L'histoire :
Will Jones avait le sentiment d’être heureux dans cette société idyllique. Un bon job à l’académie historique, une vie sociale épanouie, une « babe » aimante, jolie et serviable à domicile, un jeu virtuel pour se délasser le soir. Et puis il a eu le malheur d’ouvrir… un livre ! Les livres, objets de perversion, sont formellement interdits par le Nett. Mais la jeune femme qui lui a fourni, prénommée Bleue, l’a fortement troublé, puis séduit… et puis ils ont « joué » ensemble. Il ne pouvait pas résister. Or à partir de ce moment, il est devenu un renégat. En lisant des livres en cachette, qui lui donnaient un autre prisme, une prise de recul critique sur la société dans laquelle il vivait, il est devenu une cible pour les nettoyeurs. C’est ainsi qu’un beau jour, il est intercepté par le groupe d’intervention de son meilleur ami, Nigel. La cure de reprogrammation s’impose pour lui. Or a peine est-il neutralisé, qu’un mouvement de libération l’évade ! Les individus cagoulés l’exfiltrent et lui placent un brouilleur pour son implant cérébral. Will voit pour la première fois le monde sans filtre, tel qu’il est, avec des bâtiments vétustes, sales, dégradés. Il n’a pas le temps de comprendre ce qui lui arrive, chez l’antiquaire où on le conduit, qu’il doit déjà s’enfuir par les égouts.

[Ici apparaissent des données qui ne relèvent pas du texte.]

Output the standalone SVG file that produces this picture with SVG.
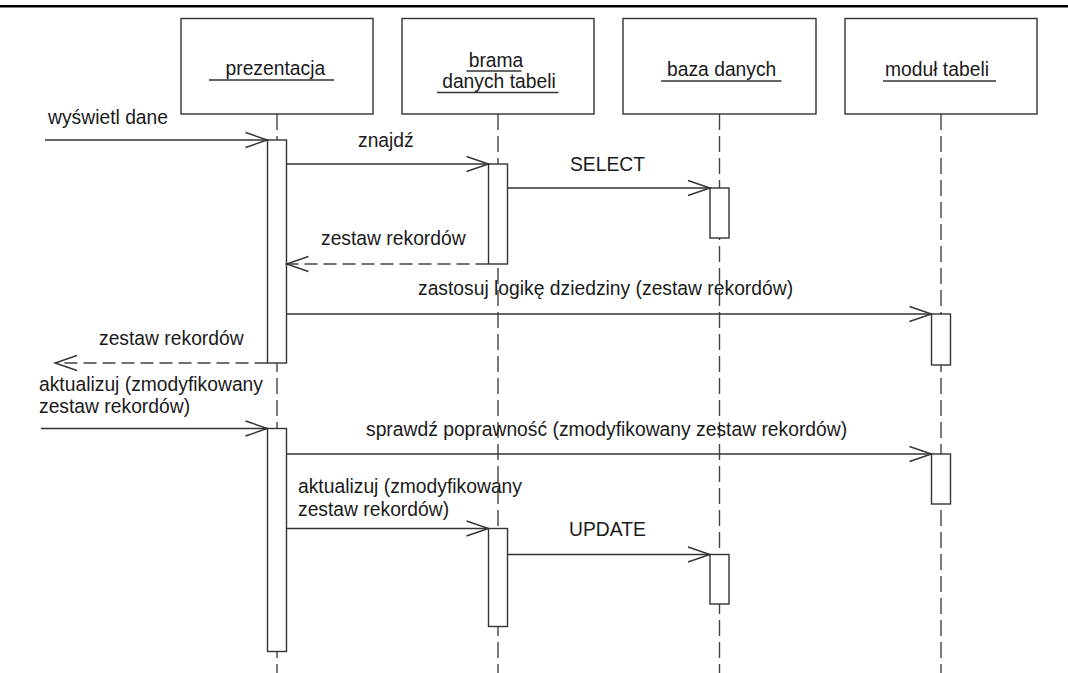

Ce qu'on en pense sur la planète BD :
Cette société utopique mais aseptisée, qui donne l’illusion du bonheur, du pain et des jeux, afin de mieux nous asservir à son profit, est un classique de l’anticipation. C’est même un classique de la politique pour les libertaires ou les anarchistes. Les romans 1984 (George Orwell) ou Un bonheur insoutenable (Ira Levin) ont pas mal fait le tour de la question... mais on n’a rien contre une variante réinventée de la part du scénariste Rodolphe et du dessinateur Griffo. Ce dernier avait jadis déjà pas mal frayé avec la thématique à travers son SOS Bonheur, aux côtés de Jean Van Hamme. Dans ce deuxième opus, sur trois prévus, on retrouve donc notre ingénu héros là où nous l’avions laissé : en train de se faire toper pour avoir triché et avoir perverti le « système ». Pensez donc : ce grand couillon a osé lire des livres ! On assiste dès lors à une succession de traques et de séances de reprogrammation psychique, des séquences à haute tensions dans des univers oniriques, des souvenirs fabriqués, qui brouillent les pistes quant à la réelle réalité (sic). On retrouve bien là les marottes de Rodolphe, qui aime rien tant qu’à nous embobiner et nous perdre… pour nous rattraper au dernier moment par le colbac. C’est un classique, mais c’est tout à fait prenant, intriguant et terriblement symbolique de la numérisation actuelle de nos vies.